-- Exercise data start --
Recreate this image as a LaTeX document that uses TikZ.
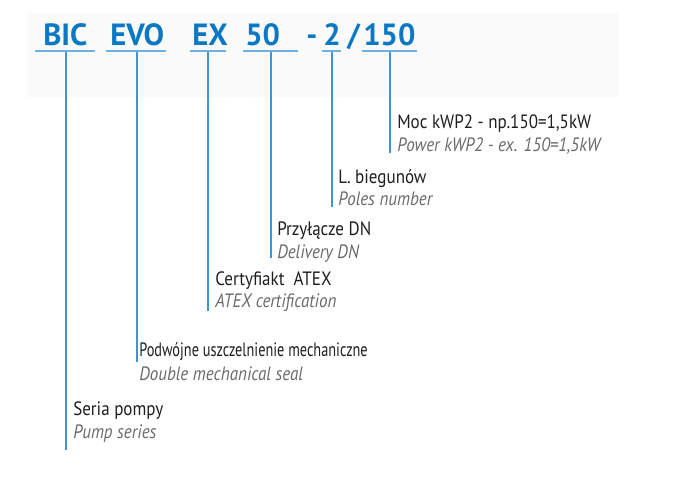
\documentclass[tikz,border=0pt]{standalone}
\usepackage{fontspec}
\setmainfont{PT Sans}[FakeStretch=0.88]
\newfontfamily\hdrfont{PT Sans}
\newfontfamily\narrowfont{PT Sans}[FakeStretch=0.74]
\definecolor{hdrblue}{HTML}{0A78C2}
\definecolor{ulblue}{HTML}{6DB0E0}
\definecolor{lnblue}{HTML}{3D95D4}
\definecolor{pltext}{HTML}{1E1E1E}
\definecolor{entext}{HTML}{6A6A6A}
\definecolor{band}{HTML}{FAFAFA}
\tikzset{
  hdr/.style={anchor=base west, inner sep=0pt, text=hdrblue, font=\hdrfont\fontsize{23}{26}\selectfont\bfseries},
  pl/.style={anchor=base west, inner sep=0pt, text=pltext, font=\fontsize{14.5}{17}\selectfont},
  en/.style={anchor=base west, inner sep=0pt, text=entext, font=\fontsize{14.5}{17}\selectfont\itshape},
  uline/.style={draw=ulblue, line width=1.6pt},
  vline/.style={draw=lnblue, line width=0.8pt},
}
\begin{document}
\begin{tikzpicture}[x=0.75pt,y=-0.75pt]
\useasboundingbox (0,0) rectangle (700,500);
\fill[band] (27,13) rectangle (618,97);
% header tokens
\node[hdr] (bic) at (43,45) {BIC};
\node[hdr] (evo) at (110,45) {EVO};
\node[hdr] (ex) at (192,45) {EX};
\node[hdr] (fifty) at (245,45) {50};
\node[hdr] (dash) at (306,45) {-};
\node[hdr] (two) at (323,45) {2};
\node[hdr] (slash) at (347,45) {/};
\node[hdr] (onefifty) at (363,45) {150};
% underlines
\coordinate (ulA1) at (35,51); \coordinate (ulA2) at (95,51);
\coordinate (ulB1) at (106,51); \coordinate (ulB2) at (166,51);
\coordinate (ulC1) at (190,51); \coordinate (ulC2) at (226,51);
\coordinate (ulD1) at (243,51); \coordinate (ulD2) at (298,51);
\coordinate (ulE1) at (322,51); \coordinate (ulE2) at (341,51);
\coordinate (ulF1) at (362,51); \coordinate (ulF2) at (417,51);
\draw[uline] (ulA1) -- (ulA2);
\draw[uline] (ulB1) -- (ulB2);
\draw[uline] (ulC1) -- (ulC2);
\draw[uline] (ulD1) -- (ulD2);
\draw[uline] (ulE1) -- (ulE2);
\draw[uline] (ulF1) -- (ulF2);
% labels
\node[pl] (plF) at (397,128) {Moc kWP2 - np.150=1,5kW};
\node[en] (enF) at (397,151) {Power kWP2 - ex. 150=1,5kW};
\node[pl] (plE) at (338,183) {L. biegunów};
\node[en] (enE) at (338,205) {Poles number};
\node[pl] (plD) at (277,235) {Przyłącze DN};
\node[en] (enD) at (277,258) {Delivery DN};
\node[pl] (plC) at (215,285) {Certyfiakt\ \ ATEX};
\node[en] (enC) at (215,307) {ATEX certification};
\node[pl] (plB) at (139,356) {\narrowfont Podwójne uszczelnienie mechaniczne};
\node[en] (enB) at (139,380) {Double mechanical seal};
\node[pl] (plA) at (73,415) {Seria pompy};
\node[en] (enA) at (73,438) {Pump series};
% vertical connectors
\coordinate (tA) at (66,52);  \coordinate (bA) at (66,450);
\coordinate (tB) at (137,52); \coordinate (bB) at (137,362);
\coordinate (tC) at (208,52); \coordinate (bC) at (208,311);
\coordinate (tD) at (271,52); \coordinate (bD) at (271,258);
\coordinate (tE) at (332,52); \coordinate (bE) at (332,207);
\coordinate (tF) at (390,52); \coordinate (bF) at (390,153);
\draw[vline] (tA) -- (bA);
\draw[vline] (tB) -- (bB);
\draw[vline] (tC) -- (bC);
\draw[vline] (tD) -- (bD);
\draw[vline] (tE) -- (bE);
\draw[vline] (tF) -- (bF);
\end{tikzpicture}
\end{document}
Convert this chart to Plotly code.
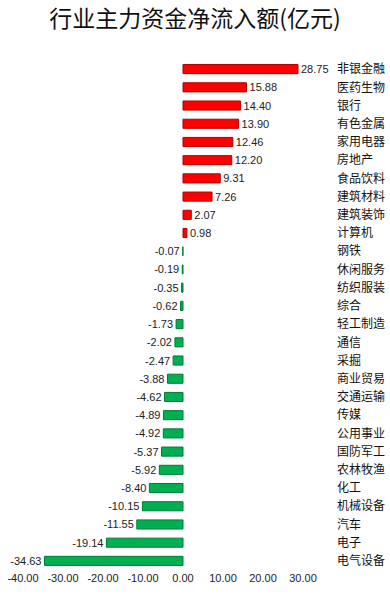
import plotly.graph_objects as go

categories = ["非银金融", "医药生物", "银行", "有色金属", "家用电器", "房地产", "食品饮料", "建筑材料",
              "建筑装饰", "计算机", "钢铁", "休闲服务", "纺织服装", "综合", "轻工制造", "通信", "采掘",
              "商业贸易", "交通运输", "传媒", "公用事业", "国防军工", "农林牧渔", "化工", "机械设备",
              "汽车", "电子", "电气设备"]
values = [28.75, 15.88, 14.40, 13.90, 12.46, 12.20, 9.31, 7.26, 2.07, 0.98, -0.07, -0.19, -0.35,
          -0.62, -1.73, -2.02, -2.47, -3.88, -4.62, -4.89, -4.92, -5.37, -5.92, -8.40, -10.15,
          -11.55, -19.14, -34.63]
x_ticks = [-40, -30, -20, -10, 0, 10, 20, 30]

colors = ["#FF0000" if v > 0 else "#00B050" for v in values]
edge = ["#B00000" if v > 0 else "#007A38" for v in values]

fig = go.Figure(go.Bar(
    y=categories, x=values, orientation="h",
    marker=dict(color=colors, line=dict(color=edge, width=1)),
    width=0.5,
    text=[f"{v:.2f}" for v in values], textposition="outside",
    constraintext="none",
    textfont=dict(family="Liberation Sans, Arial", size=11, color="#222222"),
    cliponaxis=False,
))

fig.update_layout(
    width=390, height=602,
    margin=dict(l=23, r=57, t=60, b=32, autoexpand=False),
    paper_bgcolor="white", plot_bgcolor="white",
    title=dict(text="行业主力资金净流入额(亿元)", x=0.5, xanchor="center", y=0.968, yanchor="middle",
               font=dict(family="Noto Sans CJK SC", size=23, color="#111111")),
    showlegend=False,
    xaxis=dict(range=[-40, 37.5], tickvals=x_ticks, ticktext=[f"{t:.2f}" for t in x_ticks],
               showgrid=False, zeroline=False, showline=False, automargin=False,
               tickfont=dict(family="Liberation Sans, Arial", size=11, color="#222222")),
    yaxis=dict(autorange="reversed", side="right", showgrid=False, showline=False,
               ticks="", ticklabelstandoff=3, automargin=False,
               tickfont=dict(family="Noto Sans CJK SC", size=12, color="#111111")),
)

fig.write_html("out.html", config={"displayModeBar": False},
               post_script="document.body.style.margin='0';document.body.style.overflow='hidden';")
-- Exercise data end --
• **Exercise goal**
All of the data above should be transcribed verbatim, with pictures omitted.

• **Solution to this problem**
Recreate this image as a LaTeX document that uses TikZ.
\documentclass[tikz,border=0pt]{standalone}
\usepackage{fontspec}
\setmainfont{PT Sans}[FakeStretch=0.88]
\newfontfamily\hdrfont{PT Sans}
\newfontfamily\narrowfont{PT Sans}[FakeStretch=0.74]
\definecolor{hdrblue}{HTML}{0A78C2}
\definecolor{ulblue}{HTML}{6DB0E0}
\definecolor{lnblue}{HTML}{3D95D4}
\definecolor{pltext}{HTML}{1E1E1E}
\definecolor{entext}{HTML}{6A6A6A}
\definecolor{band}{HTML}{FAFAFA}
\tikzset{
  hdr/.style={anchor=base west, inner sep=0pt, text=hdrblue, font=\hdrfont\fontsize{23}{26}\selectfont\bfseries},
  pl/.style={anchor=base west, inner sep=0pt, text=pltext, font=\fontsize{14.5}{17}\selectfont},
  en/.style={anchor=base west, inner sep=0pt, text=entext, font=\fontsize{14.5}{17}\selectfont\itshape},
  uline/.style={draw=ulblue, line width=1.6pt},
  vline/.style={draw=lnblue, line width=0.8pt},
}
\begin{document}
\begin{tikzpicture}[x=0.75pt,y=-0.75pt]
\useasboundingbox (0,0) rectangle (700,500);
\fill[band] (27,13) rectangle (618,97);
% header tokens
\node[hdr] (bic) at (43,45) {BIC};
\node[hdr] (evo) at (110,45) {EVO};
\node[hdr] (ex) at (192,45) {EX};
\node[hdr] (fifty) at (245,45) {50};
\node[hdr] (dash) at (306,45) {-};
\node[hdr] (two) at (323,45) {2};
\node[hdr] (slash) at (347,45) {/};
\node[hdr] (onefifty) at (363,45) {150};
% underlines
\coordinate (ulA1) at (35,51); \coordinate (ulA2) at (95,51);
\coordinate (ulB1) at (106,51); \coordinate (ulB2) at (166,51);
\coordinate (ulC1) at (190,51); \coordinate (ulC2) at (226,51);
\coordinate (ulD1) at (243,51); \coordinate (ulD2) at (298,51);
\coordinate (ulE1) at (322,51); \coordinate (ulE2) at (341,51);
\coordinate (ulF1) at (362,51); \coordinate (ulF2) at (417,51);
\draw[uline] (ulA1) -- (ulA2);
\draw[uline] (ulB1) -- (ulB2);
\draw[uline] (ulC1) -- (ulC2);
\draw[uline] (ulD1) -- (ulD2);
\draw[uline] (ulE1) -- (ulE2);
\draw[uline] (ulF1) -- (ulF2);
% labels
\node[pl] (plF) at (397,128) {Moc kWP2 - np.150=1,5kW};
\node[en] (enF) at (397,151) {Power kWP2 - ex. 150=1,5kW};
\node[pl] (plE) at (338,183) {L. biegunów};
\node[en] (enE) at (338,205) {Poles number};
\node[pl] (plD) at (277,235) {Przyłącze DN};
\node[en] (enD) at (277,258) {Delivery DN};
\node[pl] (plC) at (215,285) {Certyfiakt\ \ ATEX};
\node[en] (enC) at (215,307) {ATEX certification};
\node[pl] (plB) at (139,356) {\narrowfont Podwójne uszczelnienie mechaniczne};
\node[en] (enB) at (139,380) {Double mechanical seal};
\node[pl] (plA) at (73,415) {Seria pompy};
\node[en] (enA) at (73,438) {Pump series};
% vertical connectors
\coordinate (tA) at (66,52);  \coordinate (bA) at (66,450);
\coordinate (tB) at (137,52); \coordinate (bB) at (137,362);
\coordinate (tC) at (208,52); \coordinate (bC) at (208,311);
\coordinate (tD) at (271,52); \coordinate (bD) at (271,258);
\coordinate (tE) at (332,52); \coordinate (bE) at (332,207);
\coordinate (tF) at (390,52); \coordinate (bF) at (390,153);
\draw[vline] (tA) -- (bA);
\draw[vline] (tB) -- (bB);
\draw[vline] (tC) -- (bC);
\draw[vline] (tD) -- (bD);
\draw[vline] (tE) -- (bE);
\draw[vline] (tF) -- (bF);
\end{tikzpicture}
\end{document}
Convert this chart to Plotly code.
import plotly.graph_objects as go

categories = ["非银金融", "医药生物", "银行", "有色金属", "家用电器", "房地产", "食品饮料", "建筑材料",
              "建筑装饰", "计算机", "钢铁", "休闲服务", "纺织服装", "综合", "轻工制造", "通信", "采掘",
              "商业贸易", "交通运输", "传媒", "公用事业", "国防军工", "农林牧渔", "化工", "机械设备",
              "汽车", "电子", "电气设备"]
values = [28.75, 15.88, 14.40, 13.90, 12.46, 12.20, 9.31, 7.26, 2.07, 0.98, -0.07, -0.19, -0.35,
          -0.62, -1.73, -2.02, -2.47, -3.88, -4.62, -4.89, -4.92, -5.37, -5.92, -8.40, -10.15,
          -11.55, -19.14, -34.63]
x_ticks = [-40, -30, -20, -10, 0, 10, 20, 30]

colors = ["#FF0000" if v > 0 else "#00B050" for v in values]
edge = ["#B00000" if v > 0 else "#007A38" for v in values]

fig = go.Figure(go.Bar(
    y=categories, x=values, orientation="h",
    marker=dict(color=colors, line=dict(color=edge, width=1)),
    width=0.5,
    text=[f"{v:.2f}" for v in values], textposition="outside",
    constraintext="none",
    textfont=dict(family="Liberation Sans, Arial", size=11, color="#222222"),
    cliponaxis=False,
))

fig.update_layout(
    width=390, height=602,
    margin=dict(l=23, r=57, t=60, b=32, autoexpand=False),
    paper_bgcolor="white", plot_bgcolor="white",
    title=dict(text="行业主力资金净流入额(亿元)", x=0.5, xanchor="center", y=0.968, yanchor="middle",
               font=dict(family="Noto Sans CJK SC", size=23, color="#111111")),
    showlegend=False,
    xaxis=dict(range=[-40, 37.5], tickvals=x_ticks, ticktext=[f"{t:.2f}" for t in x_ticks],
               showgrid=False, zeroline=False, showline=False, automargin=False,
               tickfont=dict(family="Liberation Sans, Arial", size=11, color="#222222")),
    yaxis=dict(autorange="reversed", side="right", showgrid=False, showline=False,
               ticks="", ticklabelstandoff=3, automargin=False,
               tickfont=dict(family="Noto Sans CJK SC", size=12, color="#111111")),
)

fig.write_html("out.html", config={"displayModeBar": False},
               post_script="document.body.style.margin='0';document.body.style.overflow='hidden';")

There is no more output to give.